Dollar Dips Close to Nine-month Lows

Dollar

 

 

The American Dollar, on Thursday, June 29, fell to near nine-month lows and a Wall Street rally boosted emerging stocks 0.5 percent after two days of losses, though central European bond markets stayed fragile with an eye on German yields.

Emerging currencies also mostly firmed against the dollar, with China’s yuan touching a seven-month high. The rouble also rose 0.3 percent, buoyed by oil prices firming for the sixth straight day.

Recent hawkish talk from Western central banks has driven German short-term yields to the highest in a year and the euro to a one-year high – but emerging markets have been relatively sanguine thanks to a better growth and current account picture at home as well as a relatively subdued U.S. yield picture.

“Markets have been able to swallow this in a better way than in the past,” said Danske Bank analyst Jakob Christensen, noting stronger global economic growth.

“In the euro zone, there is quite a strong economic momentum that is helping risk sentiment in general and, with that, emerging markets.”

A financials-led rally on Wall Street allowed emerging equities also to rebound. Hong Kong rose 1 percent, led by a 4 percent jump in HSBC and a 2 percent gain on the financials index.

Hong Kong’s main bourse shrugged off fresh falls in its small-cap market, which hit a new record closing low.

Euro-crosses in central Europe, however, were under pressure, with the Polish zloty and Hungarian forint both slipping 0.3 percent against the single currency and bond yields staying elevated.

Polish 10-year yields touched new five-week highs , up almost 20 basis points this week, while Hungarian yields are at three-week highs.

“There will be spillover from higher yields in the euro area to these economies.

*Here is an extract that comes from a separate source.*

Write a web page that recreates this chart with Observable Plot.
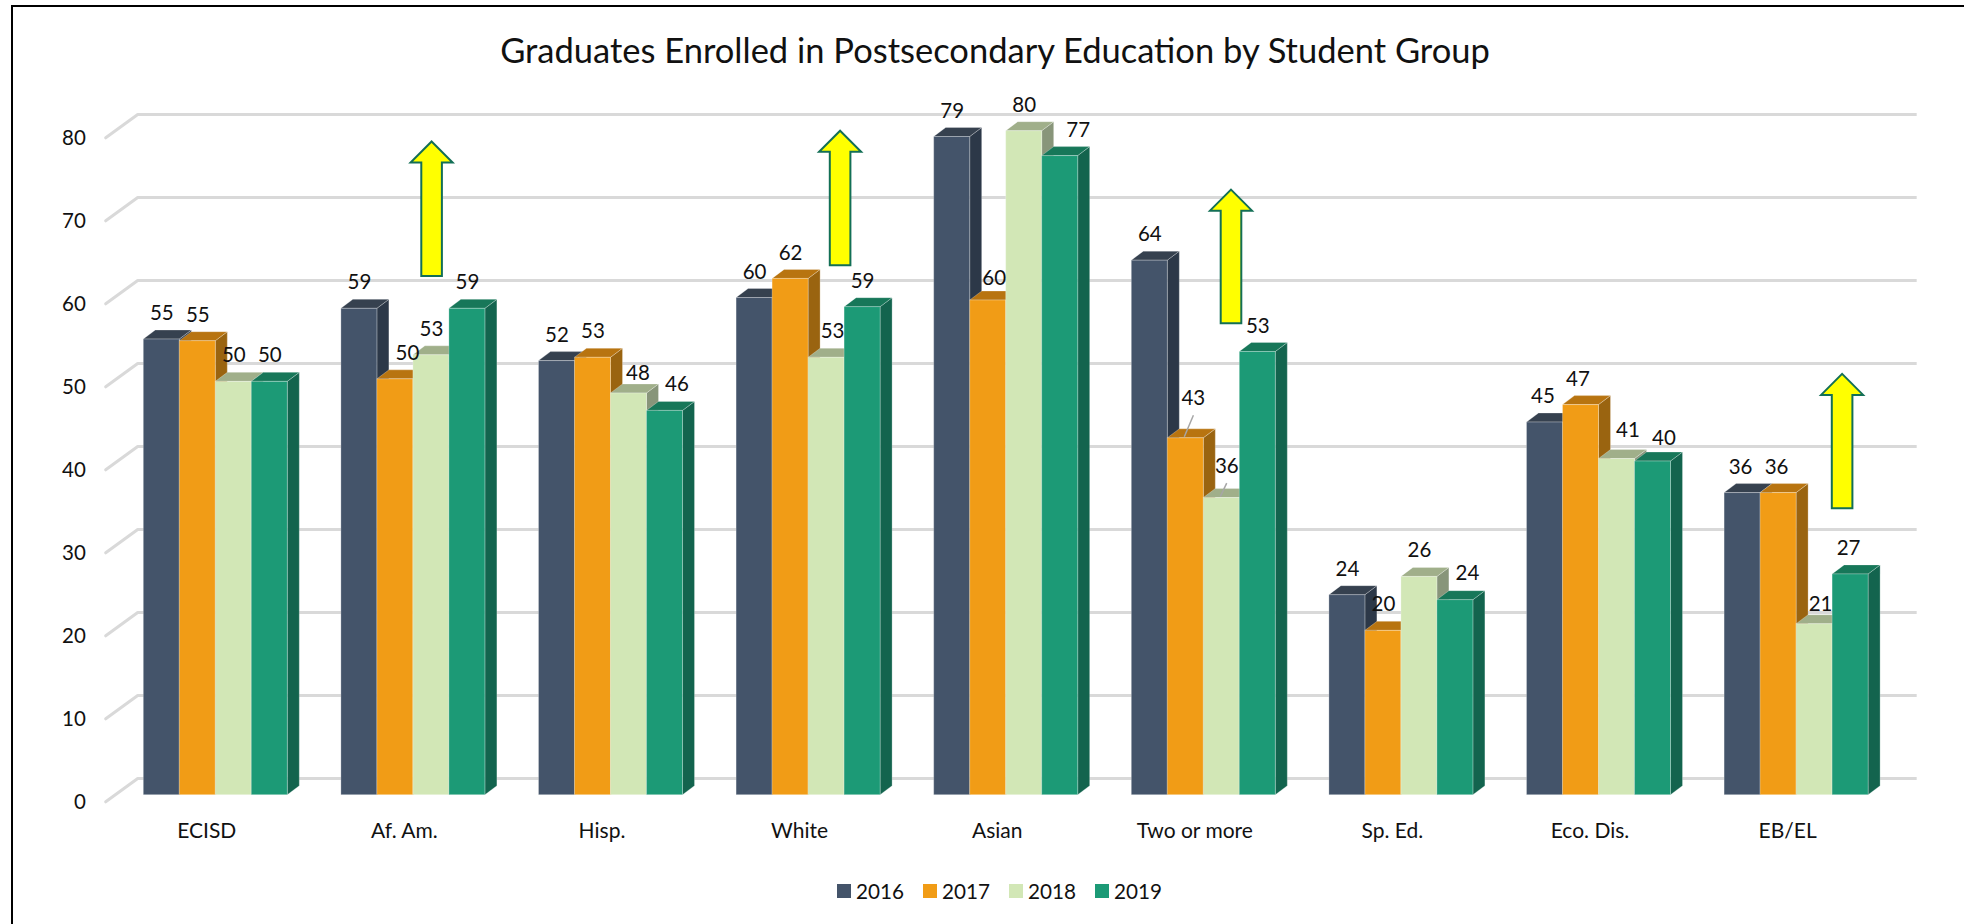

We do see that the very strong economic growth picture there is also prompting higher yields, given that inflation will be on the rise eventually,” Christensen said.

But ING Bank analysts played down the risk to the region after an initial adjustment to higher Bund yields.

“To the extent to which the rise in Bund yields is gradual, and the ECB avoids a U.S. ‘taper-tantrum’-like bond sell-off, then short-term downside risk to central European currencies versus the euro via the bond sell-off channel should be limited and short-lived,” they told clients.

The Czech crown was flat before a central bank rate decision that is expected to keep policy unchanged but could signal the timing of its first rate rise.

Many Gulf markets remained shut for Eid but the Qatari riyal appeared to have stabilised around the official 3.64 per dollar peg after a large fall in thin liquidity earlier this week . The currency has also firmed in forward markets, back towards the peg level.

However, Qatari debt insurance costs rose to a 16-month high of 120 basis points, according to IHS Markit data.